In March 1919, as part of the Canadian Exposition, William “Bill” Boeing and pilot Eddie Hubbard flew 60 letters from Vancouver, British Columbia, to Seattle in Boeing’s C-700 — the first international airmail to reach the United States.

The Boeing Company began business operations in Canada in 1929, forming Boeing Aircraft of Canada. Here Boeing produced the first transport airplanes built in western Canada.

During the Second World War, Boeing expanded production in Canada and built a manufacturing factory on Sea Island, near the Fraser River, in 1939.

The Sea Island plant built PBY Catalina Aircraft for off-shore air patrols, and the middle section of the B-29. Boeing Canada built 362 PBY flying boats and amphibians designed by Consolidated Aircraft of San Diego. They also built 17 British-designed Blackburn Shark torpedo aircraft purchased by the Royal Canadian Air Force.

In 1969, The Boeing Company announced that a new $3.5 million Boeing Aircraft Structural fiberglass plant would be built in Manitoba. The new plant was built near the Winnipeg International Airport on a 136 acre plot of land.

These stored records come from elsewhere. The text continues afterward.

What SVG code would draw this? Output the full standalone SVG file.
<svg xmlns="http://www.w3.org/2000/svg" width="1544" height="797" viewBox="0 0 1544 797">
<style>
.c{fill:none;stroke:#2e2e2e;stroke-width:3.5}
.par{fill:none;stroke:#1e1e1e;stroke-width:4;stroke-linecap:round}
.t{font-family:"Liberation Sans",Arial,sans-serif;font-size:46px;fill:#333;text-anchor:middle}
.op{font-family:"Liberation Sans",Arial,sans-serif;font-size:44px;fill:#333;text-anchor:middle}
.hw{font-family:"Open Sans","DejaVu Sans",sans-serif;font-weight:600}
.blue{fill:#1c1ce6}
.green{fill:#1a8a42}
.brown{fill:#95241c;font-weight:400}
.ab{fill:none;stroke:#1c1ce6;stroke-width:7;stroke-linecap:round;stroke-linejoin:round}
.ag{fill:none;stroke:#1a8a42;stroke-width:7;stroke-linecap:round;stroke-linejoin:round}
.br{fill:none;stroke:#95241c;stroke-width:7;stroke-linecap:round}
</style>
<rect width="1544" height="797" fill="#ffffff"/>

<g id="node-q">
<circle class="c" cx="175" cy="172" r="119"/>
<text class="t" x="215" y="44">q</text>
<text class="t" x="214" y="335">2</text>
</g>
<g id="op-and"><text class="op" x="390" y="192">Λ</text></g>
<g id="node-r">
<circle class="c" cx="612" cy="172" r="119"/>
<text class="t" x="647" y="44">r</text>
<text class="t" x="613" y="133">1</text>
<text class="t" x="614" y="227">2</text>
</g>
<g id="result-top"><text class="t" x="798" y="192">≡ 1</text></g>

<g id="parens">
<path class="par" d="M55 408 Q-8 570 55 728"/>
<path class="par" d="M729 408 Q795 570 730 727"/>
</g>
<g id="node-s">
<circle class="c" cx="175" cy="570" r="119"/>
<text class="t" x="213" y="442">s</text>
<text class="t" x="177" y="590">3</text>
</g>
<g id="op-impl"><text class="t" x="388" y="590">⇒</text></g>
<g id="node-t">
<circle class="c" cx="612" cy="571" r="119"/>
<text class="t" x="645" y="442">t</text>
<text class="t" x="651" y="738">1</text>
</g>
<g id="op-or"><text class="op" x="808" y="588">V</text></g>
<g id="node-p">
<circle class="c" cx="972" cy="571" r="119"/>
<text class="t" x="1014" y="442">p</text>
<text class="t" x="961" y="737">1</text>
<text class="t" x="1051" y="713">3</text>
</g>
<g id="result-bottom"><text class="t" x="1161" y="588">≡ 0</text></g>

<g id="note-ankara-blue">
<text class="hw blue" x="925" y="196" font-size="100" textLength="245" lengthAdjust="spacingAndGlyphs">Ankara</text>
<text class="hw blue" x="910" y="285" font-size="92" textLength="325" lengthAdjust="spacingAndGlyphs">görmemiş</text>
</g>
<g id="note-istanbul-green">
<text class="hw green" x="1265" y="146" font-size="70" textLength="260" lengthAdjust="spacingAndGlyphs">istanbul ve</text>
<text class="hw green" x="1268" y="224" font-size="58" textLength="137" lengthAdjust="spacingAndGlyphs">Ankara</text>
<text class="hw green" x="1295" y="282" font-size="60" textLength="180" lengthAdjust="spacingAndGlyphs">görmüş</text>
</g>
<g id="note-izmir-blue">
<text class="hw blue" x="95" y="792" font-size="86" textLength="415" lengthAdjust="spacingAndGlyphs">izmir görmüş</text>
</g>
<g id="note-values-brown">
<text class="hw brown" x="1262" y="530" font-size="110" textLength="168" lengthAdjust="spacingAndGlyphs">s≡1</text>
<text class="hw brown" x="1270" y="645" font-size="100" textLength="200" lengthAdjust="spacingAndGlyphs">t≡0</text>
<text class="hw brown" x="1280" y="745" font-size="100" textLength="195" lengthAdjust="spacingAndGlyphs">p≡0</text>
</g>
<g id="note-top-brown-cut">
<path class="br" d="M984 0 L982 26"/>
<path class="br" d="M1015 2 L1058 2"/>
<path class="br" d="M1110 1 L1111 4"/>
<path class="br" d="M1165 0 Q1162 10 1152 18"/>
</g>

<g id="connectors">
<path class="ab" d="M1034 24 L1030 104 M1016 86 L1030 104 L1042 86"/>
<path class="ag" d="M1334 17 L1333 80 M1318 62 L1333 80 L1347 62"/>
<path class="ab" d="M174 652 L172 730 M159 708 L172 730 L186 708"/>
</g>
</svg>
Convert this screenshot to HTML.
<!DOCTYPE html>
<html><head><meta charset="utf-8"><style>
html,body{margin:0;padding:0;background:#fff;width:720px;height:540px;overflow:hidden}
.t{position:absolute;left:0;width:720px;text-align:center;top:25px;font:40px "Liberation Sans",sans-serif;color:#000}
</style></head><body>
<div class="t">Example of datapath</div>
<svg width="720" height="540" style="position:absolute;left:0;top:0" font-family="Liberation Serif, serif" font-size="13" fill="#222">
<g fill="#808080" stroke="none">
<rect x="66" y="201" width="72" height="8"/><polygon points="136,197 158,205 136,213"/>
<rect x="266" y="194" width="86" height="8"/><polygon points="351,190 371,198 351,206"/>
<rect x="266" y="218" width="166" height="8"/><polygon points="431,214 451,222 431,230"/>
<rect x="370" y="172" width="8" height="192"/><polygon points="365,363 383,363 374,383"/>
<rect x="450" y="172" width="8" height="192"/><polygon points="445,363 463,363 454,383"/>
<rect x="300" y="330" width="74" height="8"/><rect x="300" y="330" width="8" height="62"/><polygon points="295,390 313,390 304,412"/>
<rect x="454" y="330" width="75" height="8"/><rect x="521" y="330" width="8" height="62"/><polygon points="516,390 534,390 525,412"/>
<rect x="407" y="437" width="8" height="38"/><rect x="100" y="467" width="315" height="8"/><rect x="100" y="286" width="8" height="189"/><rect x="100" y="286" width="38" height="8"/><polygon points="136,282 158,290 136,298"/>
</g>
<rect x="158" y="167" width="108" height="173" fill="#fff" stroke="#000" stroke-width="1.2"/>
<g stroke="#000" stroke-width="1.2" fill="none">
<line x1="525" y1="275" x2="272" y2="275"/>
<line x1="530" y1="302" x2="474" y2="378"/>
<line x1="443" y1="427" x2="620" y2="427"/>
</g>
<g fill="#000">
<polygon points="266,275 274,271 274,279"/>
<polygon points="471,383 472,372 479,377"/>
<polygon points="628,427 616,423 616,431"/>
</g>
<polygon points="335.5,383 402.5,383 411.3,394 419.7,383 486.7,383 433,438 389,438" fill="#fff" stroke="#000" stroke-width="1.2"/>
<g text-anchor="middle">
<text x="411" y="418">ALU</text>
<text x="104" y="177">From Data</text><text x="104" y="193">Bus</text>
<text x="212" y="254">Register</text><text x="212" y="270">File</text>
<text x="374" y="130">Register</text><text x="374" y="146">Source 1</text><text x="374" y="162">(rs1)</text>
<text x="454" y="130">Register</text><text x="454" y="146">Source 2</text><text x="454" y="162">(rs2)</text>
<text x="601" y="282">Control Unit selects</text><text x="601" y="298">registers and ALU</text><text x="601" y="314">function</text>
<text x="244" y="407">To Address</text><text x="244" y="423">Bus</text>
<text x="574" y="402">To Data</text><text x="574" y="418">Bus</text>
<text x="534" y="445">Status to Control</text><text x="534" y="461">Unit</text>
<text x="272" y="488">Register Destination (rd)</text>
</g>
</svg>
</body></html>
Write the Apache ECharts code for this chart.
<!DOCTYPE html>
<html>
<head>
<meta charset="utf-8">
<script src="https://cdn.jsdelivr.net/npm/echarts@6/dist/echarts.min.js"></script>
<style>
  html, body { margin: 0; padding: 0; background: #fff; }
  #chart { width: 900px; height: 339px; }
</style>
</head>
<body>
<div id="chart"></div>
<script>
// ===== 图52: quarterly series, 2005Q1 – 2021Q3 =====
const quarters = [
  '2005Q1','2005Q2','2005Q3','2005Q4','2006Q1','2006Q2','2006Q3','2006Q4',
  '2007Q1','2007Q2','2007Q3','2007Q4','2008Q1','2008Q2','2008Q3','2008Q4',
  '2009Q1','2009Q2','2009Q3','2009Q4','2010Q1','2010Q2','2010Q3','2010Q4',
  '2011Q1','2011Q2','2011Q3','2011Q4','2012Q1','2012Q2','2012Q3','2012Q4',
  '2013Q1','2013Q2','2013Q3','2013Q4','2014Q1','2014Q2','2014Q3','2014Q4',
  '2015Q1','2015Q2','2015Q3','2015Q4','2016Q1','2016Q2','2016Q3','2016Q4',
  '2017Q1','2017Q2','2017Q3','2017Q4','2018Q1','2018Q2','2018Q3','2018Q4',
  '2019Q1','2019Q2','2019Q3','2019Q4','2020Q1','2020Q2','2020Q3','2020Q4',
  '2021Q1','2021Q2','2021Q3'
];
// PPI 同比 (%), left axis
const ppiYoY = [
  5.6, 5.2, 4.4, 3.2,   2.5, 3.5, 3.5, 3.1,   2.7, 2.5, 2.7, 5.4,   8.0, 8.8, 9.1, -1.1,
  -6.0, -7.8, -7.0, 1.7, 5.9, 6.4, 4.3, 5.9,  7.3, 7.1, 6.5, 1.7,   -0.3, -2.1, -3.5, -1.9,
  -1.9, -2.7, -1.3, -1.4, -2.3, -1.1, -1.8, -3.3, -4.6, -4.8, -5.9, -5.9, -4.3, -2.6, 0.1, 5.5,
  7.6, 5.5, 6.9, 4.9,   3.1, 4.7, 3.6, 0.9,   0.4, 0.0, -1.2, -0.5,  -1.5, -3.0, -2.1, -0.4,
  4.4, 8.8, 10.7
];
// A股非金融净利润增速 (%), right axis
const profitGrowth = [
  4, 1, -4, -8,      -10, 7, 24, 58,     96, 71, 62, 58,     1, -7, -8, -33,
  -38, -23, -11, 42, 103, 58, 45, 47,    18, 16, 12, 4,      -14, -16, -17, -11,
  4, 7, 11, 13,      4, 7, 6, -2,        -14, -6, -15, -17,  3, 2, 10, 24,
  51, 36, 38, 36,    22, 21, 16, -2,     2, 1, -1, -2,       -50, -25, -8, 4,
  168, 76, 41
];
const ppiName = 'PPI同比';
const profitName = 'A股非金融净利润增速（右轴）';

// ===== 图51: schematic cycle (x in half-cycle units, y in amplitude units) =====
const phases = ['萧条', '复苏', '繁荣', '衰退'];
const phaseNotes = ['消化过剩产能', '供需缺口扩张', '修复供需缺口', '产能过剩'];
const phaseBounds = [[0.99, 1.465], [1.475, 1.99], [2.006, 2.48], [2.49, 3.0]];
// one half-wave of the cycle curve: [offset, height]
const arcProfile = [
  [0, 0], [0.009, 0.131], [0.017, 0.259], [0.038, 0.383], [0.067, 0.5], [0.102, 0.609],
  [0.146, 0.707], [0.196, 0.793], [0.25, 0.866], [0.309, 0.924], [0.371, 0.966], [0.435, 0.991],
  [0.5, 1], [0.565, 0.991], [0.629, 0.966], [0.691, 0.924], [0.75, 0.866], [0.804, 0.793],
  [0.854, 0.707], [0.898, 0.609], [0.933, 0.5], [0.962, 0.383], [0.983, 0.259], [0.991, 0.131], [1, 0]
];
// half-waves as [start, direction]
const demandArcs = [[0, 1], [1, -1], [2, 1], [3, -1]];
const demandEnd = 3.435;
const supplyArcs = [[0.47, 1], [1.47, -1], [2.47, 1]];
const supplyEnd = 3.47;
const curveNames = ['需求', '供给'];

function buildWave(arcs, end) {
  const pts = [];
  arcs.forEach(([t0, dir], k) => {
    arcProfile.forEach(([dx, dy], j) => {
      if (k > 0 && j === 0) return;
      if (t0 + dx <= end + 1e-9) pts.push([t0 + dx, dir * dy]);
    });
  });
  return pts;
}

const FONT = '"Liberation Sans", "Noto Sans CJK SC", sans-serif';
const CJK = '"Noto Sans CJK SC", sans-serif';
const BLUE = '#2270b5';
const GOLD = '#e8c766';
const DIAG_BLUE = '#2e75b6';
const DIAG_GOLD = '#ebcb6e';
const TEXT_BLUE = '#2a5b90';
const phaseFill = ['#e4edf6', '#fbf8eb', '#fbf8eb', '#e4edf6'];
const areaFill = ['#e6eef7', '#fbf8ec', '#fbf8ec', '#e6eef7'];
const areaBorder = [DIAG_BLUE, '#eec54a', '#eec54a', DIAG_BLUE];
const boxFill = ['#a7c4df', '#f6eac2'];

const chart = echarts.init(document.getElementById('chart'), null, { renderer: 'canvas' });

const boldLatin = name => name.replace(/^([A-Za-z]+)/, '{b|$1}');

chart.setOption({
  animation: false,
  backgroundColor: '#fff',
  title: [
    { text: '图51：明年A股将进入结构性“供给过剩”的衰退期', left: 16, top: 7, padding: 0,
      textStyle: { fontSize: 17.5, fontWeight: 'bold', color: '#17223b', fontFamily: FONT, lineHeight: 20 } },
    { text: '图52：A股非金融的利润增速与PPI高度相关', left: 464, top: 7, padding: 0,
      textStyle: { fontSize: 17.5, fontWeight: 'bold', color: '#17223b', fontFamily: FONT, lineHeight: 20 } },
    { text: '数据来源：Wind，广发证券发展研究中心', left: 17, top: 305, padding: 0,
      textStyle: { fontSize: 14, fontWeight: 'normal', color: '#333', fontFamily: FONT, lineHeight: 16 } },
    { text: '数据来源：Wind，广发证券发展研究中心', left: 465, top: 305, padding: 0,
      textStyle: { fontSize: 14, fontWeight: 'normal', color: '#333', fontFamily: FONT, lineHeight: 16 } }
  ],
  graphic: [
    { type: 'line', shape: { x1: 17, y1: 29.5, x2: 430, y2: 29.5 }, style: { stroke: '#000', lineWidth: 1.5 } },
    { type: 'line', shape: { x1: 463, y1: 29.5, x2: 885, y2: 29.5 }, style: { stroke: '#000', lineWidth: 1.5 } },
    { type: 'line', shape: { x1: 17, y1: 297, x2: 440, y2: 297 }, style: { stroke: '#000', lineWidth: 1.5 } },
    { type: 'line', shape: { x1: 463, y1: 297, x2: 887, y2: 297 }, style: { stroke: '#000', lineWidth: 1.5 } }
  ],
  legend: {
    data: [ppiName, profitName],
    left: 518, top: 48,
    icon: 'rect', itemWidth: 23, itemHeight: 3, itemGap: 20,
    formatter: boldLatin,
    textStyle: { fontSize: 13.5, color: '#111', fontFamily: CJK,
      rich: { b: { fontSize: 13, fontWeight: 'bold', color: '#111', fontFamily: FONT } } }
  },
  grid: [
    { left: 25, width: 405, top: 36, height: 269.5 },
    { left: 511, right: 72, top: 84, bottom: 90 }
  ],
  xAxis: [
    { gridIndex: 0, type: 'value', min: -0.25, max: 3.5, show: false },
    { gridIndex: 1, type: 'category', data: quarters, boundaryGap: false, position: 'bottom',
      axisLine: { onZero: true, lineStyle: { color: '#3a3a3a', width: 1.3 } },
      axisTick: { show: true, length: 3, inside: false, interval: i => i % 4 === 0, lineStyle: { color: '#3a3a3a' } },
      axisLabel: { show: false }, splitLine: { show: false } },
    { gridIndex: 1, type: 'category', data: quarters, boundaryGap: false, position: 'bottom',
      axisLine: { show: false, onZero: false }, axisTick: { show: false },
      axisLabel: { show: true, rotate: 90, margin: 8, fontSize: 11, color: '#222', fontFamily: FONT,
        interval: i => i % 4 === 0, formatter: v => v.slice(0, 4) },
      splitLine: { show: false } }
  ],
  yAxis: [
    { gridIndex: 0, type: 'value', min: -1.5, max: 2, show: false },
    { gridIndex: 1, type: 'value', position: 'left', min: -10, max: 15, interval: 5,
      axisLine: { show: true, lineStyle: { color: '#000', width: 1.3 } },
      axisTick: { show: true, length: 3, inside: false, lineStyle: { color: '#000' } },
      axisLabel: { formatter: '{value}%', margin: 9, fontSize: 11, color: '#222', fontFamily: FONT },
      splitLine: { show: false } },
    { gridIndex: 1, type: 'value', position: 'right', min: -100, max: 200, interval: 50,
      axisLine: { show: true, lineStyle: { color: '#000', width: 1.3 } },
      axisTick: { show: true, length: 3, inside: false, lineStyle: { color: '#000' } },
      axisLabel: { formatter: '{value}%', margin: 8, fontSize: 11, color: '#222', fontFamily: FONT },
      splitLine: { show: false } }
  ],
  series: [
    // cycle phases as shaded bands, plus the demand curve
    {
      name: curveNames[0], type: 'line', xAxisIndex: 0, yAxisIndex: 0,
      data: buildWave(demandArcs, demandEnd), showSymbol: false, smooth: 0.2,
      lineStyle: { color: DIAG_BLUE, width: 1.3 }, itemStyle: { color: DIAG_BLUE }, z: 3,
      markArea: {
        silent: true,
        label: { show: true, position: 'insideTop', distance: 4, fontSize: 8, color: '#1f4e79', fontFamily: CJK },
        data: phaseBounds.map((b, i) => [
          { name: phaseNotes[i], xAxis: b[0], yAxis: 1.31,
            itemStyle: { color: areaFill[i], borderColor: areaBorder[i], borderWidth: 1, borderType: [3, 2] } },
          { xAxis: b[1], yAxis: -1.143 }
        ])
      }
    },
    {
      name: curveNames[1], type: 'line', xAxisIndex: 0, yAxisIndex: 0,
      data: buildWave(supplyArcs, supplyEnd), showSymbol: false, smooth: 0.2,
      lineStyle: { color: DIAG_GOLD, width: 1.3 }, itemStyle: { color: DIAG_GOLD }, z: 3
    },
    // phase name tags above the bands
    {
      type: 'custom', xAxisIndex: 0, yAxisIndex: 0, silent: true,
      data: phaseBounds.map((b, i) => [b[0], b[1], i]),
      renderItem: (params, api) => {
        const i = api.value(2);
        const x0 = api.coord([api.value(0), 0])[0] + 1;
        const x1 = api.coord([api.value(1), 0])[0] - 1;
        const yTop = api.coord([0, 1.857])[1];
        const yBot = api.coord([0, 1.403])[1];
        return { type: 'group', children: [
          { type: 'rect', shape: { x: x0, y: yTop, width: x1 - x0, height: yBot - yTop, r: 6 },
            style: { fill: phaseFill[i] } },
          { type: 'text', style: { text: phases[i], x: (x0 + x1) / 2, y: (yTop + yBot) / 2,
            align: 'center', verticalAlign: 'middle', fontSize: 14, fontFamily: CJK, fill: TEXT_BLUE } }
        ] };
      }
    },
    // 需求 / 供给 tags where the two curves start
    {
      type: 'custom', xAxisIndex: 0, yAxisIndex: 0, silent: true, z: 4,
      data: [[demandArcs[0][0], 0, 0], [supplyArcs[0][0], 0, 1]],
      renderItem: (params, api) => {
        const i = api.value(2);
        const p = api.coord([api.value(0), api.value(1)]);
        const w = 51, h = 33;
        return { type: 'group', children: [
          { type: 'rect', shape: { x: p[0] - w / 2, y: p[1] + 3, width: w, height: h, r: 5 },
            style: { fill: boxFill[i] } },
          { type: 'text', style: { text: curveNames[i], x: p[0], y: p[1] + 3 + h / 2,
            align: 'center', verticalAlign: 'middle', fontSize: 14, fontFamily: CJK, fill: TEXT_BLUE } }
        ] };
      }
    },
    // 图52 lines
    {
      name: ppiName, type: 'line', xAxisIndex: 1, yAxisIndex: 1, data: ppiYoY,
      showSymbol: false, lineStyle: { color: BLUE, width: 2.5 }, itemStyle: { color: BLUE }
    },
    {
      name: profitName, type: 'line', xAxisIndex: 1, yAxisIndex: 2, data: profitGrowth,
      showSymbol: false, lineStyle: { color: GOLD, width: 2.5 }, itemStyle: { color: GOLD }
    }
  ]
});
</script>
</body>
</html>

The Murray Park plant opened in Winnipeg in 1971. Employing only 57 skilled workers, the site’s packages included wing-to-body fairings for the 727, 737, and 747 aircraft as well as WASCAN bathware. By 1976, 400 people were employed by Boeing Winnipeg.

During the 1980s, the Boeing Winnipeg site expanded its facility and added engine strut fairings and military target programs to its workload.

Another expansion brought the Boeing Winnipeg site to 520,000 square feet in the 1990s.

Boeing’s presence in Canada continues to thrive and expand. It was recently named a tier one partner to the new 787 Dreamliner program and is responsible for the wing-to-body fairing, main landing gear doors, and the vertical fin fairing for the program lifecycle.